The Four-Layer Architecture

Raw/Landing → Staging → Core Warehouse → Analyst Marts

Each layer has a specific job:

Raw/Landing — Store the downloaded file exactly as received. Never modify it. Record the URL, download time, checksum, and source release label. If something goes wrong downstream, you can always reprocess from raw.
Staging — Parse the raw file into relational tables. Standardize column names (everything becomes snake_case). Apply explicit typing. Do not interpret, aggregate, or transform business meaning. Example: stage__bls__oews_national.
Core Warehouse — Conform the staged data into shared dimensions and facts. This is where business meaning gets assigned. Dimensions (dim_occupation, dim_geography, dim_industry) provide context; facts (fact_occupation_employment_wages) record measurements; bridges (bridge_occupation_skill) link many-to-many relationships.
Analyst Marts — Pre-joined, denormalized views optimized for specific questions. No new business logic — only reshaping what the core warehouse already established. Example: occupation_summary joins occupation + wages + skills into one queryable view.

Why Dimensions Matter

A dimension table like dim_geography stores the descriptive attributes of a geographic area: its code (37), type (state), name (North Carolina), and whether it's the current version. The fact table stores only the surrogate key (geography_key = 14), not the full description.

This separation means:

Geographic names can change without rewriting fact history
Multiple facts can reference the same geography without storing redundant strings
Queries filter on dimension attributes and join to facts via integer keys (fast)

The Grain Rule

Every fact table has a "grain" — the combination of dimensions that uniquely identifies a row. For fact_occupation_employment_wages, the grain is:

(reference_period, geography_key, industry_key, ownership_code, occupation_key, source_dataset)

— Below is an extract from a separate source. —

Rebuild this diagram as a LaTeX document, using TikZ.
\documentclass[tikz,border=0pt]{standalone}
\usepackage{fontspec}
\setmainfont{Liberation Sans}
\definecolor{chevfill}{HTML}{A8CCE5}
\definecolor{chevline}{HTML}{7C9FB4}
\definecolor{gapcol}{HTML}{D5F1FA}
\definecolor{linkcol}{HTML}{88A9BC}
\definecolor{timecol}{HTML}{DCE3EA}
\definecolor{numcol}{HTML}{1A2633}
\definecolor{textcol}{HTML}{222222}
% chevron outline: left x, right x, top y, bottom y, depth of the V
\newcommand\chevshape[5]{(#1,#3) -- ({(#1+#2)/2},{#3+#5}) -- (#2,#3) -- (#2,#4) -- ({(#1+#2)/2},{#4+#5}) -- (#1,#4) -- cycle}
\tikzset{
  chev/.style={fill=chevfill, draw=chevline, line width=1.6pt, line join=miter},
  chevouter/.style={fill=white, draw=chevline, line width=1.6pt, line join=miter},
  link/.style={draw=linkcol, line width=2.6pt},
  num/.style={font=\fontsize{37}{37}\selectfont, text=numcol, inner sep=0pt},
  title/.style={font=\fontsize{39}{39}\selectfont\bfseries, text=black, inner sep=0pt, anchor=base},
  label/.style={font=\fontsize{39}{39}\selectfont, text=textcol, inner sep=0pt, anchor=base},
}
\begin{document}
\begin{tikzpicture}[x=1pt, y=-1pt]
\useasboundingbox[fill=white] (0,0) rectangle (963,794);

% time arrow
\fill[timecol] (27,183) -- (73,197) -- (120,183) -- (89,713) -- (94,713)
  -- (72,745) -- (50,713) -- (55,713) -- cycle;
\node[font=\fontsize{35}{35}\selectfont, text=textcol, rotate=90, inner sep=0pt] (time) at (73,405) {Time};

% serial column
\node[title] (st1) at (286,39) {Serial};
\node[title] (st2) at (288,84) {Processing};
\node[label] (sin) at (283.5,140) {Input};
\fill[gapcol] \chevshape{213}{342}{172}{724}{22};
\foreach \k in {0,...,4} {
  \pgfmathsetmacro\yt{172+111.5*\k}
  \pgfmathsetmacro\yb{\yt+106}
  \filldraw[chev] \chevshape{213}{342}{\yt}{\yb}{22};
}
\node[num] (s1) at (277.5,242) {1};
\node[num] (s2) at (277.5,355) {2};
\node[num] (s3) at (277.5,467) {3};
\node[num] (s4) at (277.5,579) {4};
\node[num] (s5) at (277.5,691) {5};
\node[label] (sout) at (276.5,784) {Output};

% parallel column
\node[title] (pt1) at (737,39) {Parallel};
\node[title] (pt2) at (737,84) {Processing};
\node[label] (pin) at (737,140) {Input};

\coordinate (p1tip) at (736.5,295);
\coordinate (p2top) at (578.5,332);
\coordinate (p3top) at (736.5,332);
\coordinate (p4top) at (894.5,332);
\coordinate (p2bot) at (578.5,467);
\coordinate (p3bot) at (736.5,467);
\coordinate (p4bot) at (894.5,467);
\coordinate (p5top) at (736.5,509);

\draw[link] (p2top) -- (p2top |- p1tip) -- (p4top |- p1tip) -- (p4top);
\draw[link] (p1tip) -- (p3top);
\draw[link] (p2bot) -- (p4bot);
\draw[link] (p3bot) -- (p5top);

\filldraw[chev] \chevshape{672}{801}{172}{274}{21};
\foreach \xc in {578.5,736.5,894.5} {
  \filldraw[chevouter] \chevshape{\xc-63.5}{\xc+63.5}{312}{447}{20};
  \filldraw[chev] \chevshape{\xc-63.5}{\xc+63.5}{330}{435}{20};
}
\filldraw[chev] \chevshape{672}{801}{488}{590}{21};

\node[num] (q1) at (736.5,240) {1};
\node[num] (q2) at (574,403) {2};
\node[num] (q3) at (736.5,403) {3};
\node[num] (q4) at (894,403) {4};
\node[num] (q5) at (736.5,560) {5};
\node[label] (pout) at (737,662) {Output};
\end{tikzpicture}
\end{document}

Rule: If you insert a row that duplicates this grain, something has gone wrong. The loader enforces this with delete-before-insert at the (source_dataset, source_release_id) level.

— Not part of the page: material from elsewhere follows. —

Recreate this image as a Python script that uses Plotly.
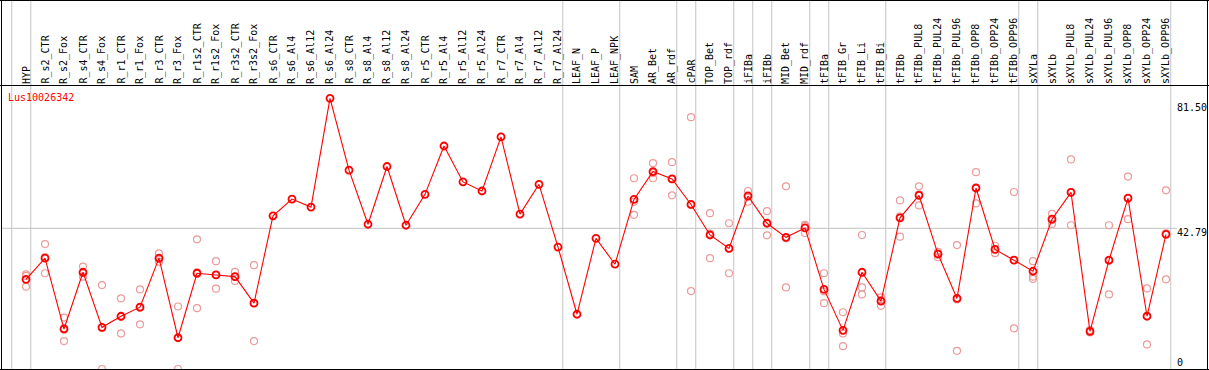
import plotly.graph_objects as go

categories = ["HYP", "R_s2_CTR", "R_s2_Fox", "R_s4_CTR", "R_s4_Fox", "R_r1_CTR", "R_r1_Fox",
              "R_r3_CTR", "R_r3_Fox", "R_r1s2_CTR", "R_r1s2_Fox", "R_r3s2_CTR", "R_r3s2_Fox",
              "R_s6_CTR", "R_s6_Al4", "R_s6_Al12", "R_s6_Al24", "R_s8_CTR", "R_s8_Al4", "R_s8_Al12",
              "R_s8_Al24", "R_r5_CTR", "R_r5_Al4", "R_r5_Al12", "R_r5_Al24", "R_r7_CTR", "R_r7_Al4",
              "R_r7_Al12", "R_r7_Al24", "LEAF_N", "LEAF_P", "LEAF_NPK", "SAM", "AR_Bet", "AR_rdf",
              "cPAR", "TOP_Bet", "TOP_rdf", "iFIBa", "iFIBb", "MID_Bet", "MID_rdf", "tFIBa",
              "tFIB_Gr", "tFIB_Li", "tFIB_Bi", "tFIBb", "tFIBb_PUL8", "tFIBb_PUL24", "tFIBb_PUL96",
              "tFIBb_OPP8", "tFIBb_OPP24", "tFIBb_OPP96", "sXYLa", "sXYLb", "sXYLb_PUL8",
              "sXYLb_PUL24", "sXYLb_PUL96", "sXYLb_OPP8", "sXYLb_OPP24", "sXYLb_OPP96"]

means = [27.6, 33.9, 12.8, 29.7, 13.3, 16.6, 19.3, 33.9, 10.2, 29.4, 28.9, 28.4, 20.5,
         46.5, 51.5, 49.1, 81.5, 60.1, 44.0, 61.2, 43.7, 52.9, 67.3, 56.6, 53.9, 70.0, 47.0,
         55.9, 37.2, 17.2, 39.8, 32.1, 51.4, 59.7, 57.5, 49.9, 40.8, 36.8, 52.4, 44.3, 40.1,
         42.9, 24.6, 12.4, 29.7, 21.1, 45.9, 52.6, 35.1, 21.9, 54.8, 36.5, 33.3, 30.0, 45.5,
         53.5, 12.1, 33.3, 51.8, 16.6, 41.0]

N = None
rep_a = [29.1, 38.1, 16.2, 31.4, 25.9, 21.9, 24.6, 35.3, 19.5, 39.5, 33.0, 29.8, 31.8,
         N, N, N, N, N, N, N, N, N, N, N, N, N, N, N, N, N, N, N,
         57.7, 62.2, 62.5, 75.9, 47.3, 44.3, 53.9, 47.9, 55.3, 43.5, 29.4, 17.8, 40.8, 19.7,
         51.1, 55.3, 35.8, 37.8, 59.5, 37.6, 53.6, 33.0, 47.1, 63.3, 12.5, 43.7, 58.2, 24.9, 54.1]
rep_b = [28.6, 29.4, 9.2, 28.4, 0.9, 11.5, 14.2, 32.8, 0.9, 19.0, 24.8, 27.1, 9.2,
         N, N, N, N, N, N, N, N, N, N, N, N, N, N, N, N, N, N, N,
         46.8, 57.7, 52.6, 24.1, 33.9, 29.4, 50.7, 40.7, 25.2, 41.4, 20.5, 7.7, 25.2, 21.4,
         40.3, 49.6, 34.2, 6.3, 50.2, 35.4, 13.0, 28.4, 44.1, 43.7, 11.8, 23.1, 45.5, 8.2, 27.6]
rep_c = [25.4, 34.2, 13.0, 29.4, 13.1, 16.4, 19.1, 33.6, 10.2, 29.7, 28.9, 28.3, 20.5,
         N, N, N, N, N, N, N, N, N, N, N, N, N, N, N, N, N, N, N,
         50.7, 59.2, 57.4, 49.7, 41.2, 36.7, 52.6, 44.3, 39.8, 43.8, 24.0, 11.5, 23.1, 22.2,
         46.3, 52.9, 35.3, 21.6, 54.7, 36.5, 33.3, 27.7, 45.3, 53.5, 12.0, 33.1, 51.7, 16.7, 41.3]

group_ends = [-1, 0, 28, 31, 34, 35, 37, 38, 39, 41, 42, 45, 52, 53, 60]
tick_values = [81.50, 42.79, 0]
tick_labels = ["81.50", "42.79", "0"]
grid_values = [42.79]
gene_id = "Lus10026342"

# ---- geometry (pixels) ----
W, H = 1209, 370
X0_PX, STEP_PX = 26.0, 19.0          # pixel of first category, spacing
Y_ZERO_PX, Y_SCALE = 372.0, 3.358    # pixel of value 0, pixels per unit

xmin = -X0_PX / STEP_PX
xmax = xmin + W / STEP_PX
ytop = Y_ZERO_PX / Y_SCALE
ybot = (Y_ZERO_PX - H) / Y_SCALE


def px_x(p):
    return xmin + p / STEP_PX


def px_y(p):
    return (Y_ZERO_PX - p) / Y_SCALE


xs = list(range(len(categories)))
RED = "#ff0000"
PINK = "#ec9a9a"
GRAY = "#c4c4c4"
FONT = "DejaVu Sans Mono"

fig = go.Figure()

shapes = []
# vertical group separators
for g in group_ends:
    xv = g + 0.25
    shapes.append(dict(type="line", x0=xv, x1=xv, y0=ytop, y1=ybot, xref="x", yref="y",
                       line=dict(color=GRAY, width=1), layer="below"))
# horizontal grid
for gv in grid_values:
    shapes.append(dict(type="line", x0=px_x(2), x1=px_x(1177), y0=gv, y1=gv, xref="x", yref="y",
                       line=dict(color=GRAY, width=1), layer="below"))
# frame
blk = dict(color="black", width=1)
frame = [
    dict(type="line", x0=px_x(1.5), x1=px_x(1.5), y0=ytop, y1=px_y(369.5), line=blk),
    dict(type="line", x0=px_x(1207.5), x1=px_x(1207.5), y0=ytop, y1=px_y(369.5), line=blk),
    dict(type="line", x0=px_x(0), x1=px_x(W), y0=px_y(0.5), y1=px_y(0.5), line=blk),
    dict(type="line", x0=px_x(0), x1=px_x(W), y0=px_y(369.5), y1=px_y(369.5), line=blk),
    dict(type="line", x0=px_x(0), x1=px_x(W), y0=px_y(85.5), y1=px_y(85.5), line=blk),
]
for s in frame:
    s.update(xref="x", yref="y")
shapes += frame

# replicate points
for reps in (rep_a, rep_b, rep_c):
    fig.add_trace(go.Scatter(
        x=xs, y=reps, mode="markers",
        marker=dict(symbol="circle-open", size=7, color=PINK, line=dict(width=1.2, color=PINK)),
        hoverinfo="skip", showlegend=False))

# mean line
fig.add_trace(go.Scatter(
    x=xs, y=means, mode="lines+markers",
    line=dict(color=RED, width=1.1),
    marker=dict(symbol="circle-open", size=7, color=RED, line=dict(width=1.8, color=RED)),
    showlegend=False))

annotations = []
for i, c in enumerate(categories):
    annotations.append(dict(x=i, y=px_y(84), xref="x", yref="y", text=c, showarrow=False,
                            textangle=-90, xanchor="center", yanchor="bottom",
                            font=dict(family=FONT, size=10, color="black"),
                            borderpad=0, borderwidth=0))
for v, lab in zip(tick_values, tick_labels):
    if v == max(tick_values):
        ypix = 107
    elif v == min(tick_values):
        ypix = 362
    else:
        ypix = Y_ZERO_PX - v * Y_SCALE + 4
    annotations.append(dict(x=px_x(1177), y=px_y(ypix), xref="x", yref="y", text=lab,
                            showarrow=False, xanchor="left", yanchor="middle",
                            font=dict(family=FONT, size=10, color="black"),
                            borderpad=0, borderwidth=0))
annotations.append(dict(x=px_x(8), y=px_y(97), xref="x", yref="y", text=gene_id,
                        showarrow=False, xanchor="left", yanchor="middle",
                        font=dict(family=FONT, size=10, color=RED), borderpad=0, borderwidth=0))

fig.update_layout(
    width=W, height=H, autosize=False,
    margin=dict(l=0, r=0, t=0, b=0, pad=0),
    paper_bgcolor="white", plot_bgcolor="white",
    xaxis=dict(range=[xmin, xmax], visible=False, showgrid=False, zeroline=False),
    yaxis=dict(range=[ybot, ytop], visible=False, showgrid=False, zeroline=False),
    shapes=shapes, annotations=annotations,
)

fig.write_html("out.html", config={"displayModeBar": False},
               post_script="document.body.style.margin='0';document.body.style.overflow='hidden';")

Bridge Tables for Many-to-Many

An occupation has many skills. A skill applies to many occupations. The bridge_occupation_skill table resolves this with three columns: occupation_key, element_id, and a score.

This is deliberately separate from a generic EAV table — each O*NET domain (skills, knowledge, abilities, tasks) gets its own bridge table for clarity. More tables is acceptable when it makes the schema self-documenting.